A farsa costuma também ser ventilada por aí na forma de inúmeros fundos nacionais ou internacionais criados invariavelmente sob o signo da demagogia: "Fundo Internacional contra a Fome", "Fundo de Combate e Erradicação da Pobreza", ou o recém criado "Fundo Bem Comum", de apoio a desempregados com mais de 40 anos — idéia da Associação Cristã de Empresários e Gestores que levaria o prêmio de Demagogia Corporativa do Ano, caso a honraria existisse.

Prestidigitação de quinta

O chamado para uma corrida às bolsas de valores é um estratagema ao qual as elites e seus capachos costumam recorrer para tentar fazer da classe média um verdadeiro moleque de recados de sua mentira-mor: a de que o capitalismo está aí para fazer a festa de todos.

Já para as classes populares, muitas vezes a profilaxia receitada para sanar a miséria é recomendar que se tornem "empresários" também, disponibilizando linhas de micro-crédito e aulas de empreendedorismo para os mais pobres. A idéia é que, com sua padaria ou mercadinho, alguns poucos prosperem em meio à degradação reinante nas periferias das grandes cidades, e que os muitos outros tenham no horizonte o sonho de um dia também eles alcançarem aquilo que, dentro do capitalismo, no limite só pode ser considerado auto-exploração.

Se não por isso, basta uma piscadela mal compreendida nos mercados financeiros do outro lado do mundo para que a padaria e o mercadinho sub-capitalizados voem pelos ares sob a ameaça da inflação e da recessão.

A lenga-lenga do "capitalismo popular" faz lembrar uma fábula do escritor alemão oitocentista Gottfried August Bürger, chamada De como o Barão de Münchhausen salva-se a si mesmo e a seu cavalo puxando-se pela trança do cabelo para fora do lamaçal.

Diz a fábula:

"De outra feita eu quis pular sobre um lamaçal, que de primeiro não me pareceu tão largo. No meio do salto, no entanto, me dei conta de seu verdadeiro tamanho. Suspenso no ar, me virei, e voltei para donde saíra, a fim de tomar maior impulso. Entretanto, voltei a pular muito pouco pela segunda vez e caí no lamaçal, afundando até o pescoço, não muito distante da margem oposta. Eu estaria irremediavelmente perdido naquela situação, não tivesse a força do meu próprio braço me agarrando pela minha própria trança e me puxado, junto com meu cavalo, que abracei com força entre meus joelhos, para fora dali."

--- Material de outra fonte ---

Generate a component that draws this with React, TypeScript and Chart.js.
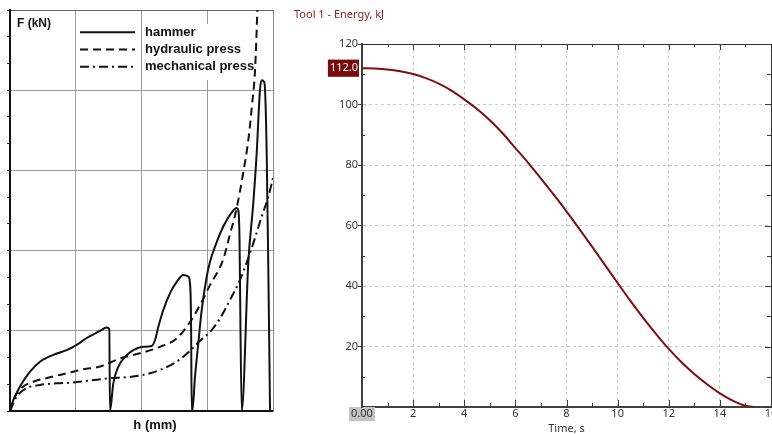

Como o mentiroso Barão, os arautos da salvação capitalista dos povos oprimidos pela força do próprio capital apregoam por aí o impossível de realizar. Como Münchhausens atolados em sua própria subserviência de gerentes paus-mandados, e afundando até o pescoço no pântano da crise do sistema financeiro global, tentam enrolar o povo, anunciando que podem gerir os interesses dos monopólios em prol das massas.

Em suma, garantem que são capazes de transformar exploração em liberdade, opressão em emancipação, tudo sem a necessidade de organização das classes populares e de um vigoroso processo revolucionário. Tudo sem precisar que se ponha abaixo as instituições capitalistas, ou que se derrote de vez as classes dominantes.

Não. Por trás das bravatas sem fim e das tentativas de despolitização das massas, o que a turma do Luiz Inácio e do Rafael Corrêa vende é a ilusão dos milagres, dos passes de mágica que poderiam ser feitos pela via fraudulenta da colaboração de classes.

Enfim, o que enganosamente os analistas burgueses chamam por "viragem à esquerda" na Amé rica Latina nada mais é, em última instância, que a tentativa desesperada das frações burocráticas da grande burguesia local retomando o controle e hegemonia perdida no velho Estado para reestruturá-lo via "reformas" e impulsionar o capitalismo burocrático em sua crise de decomposição.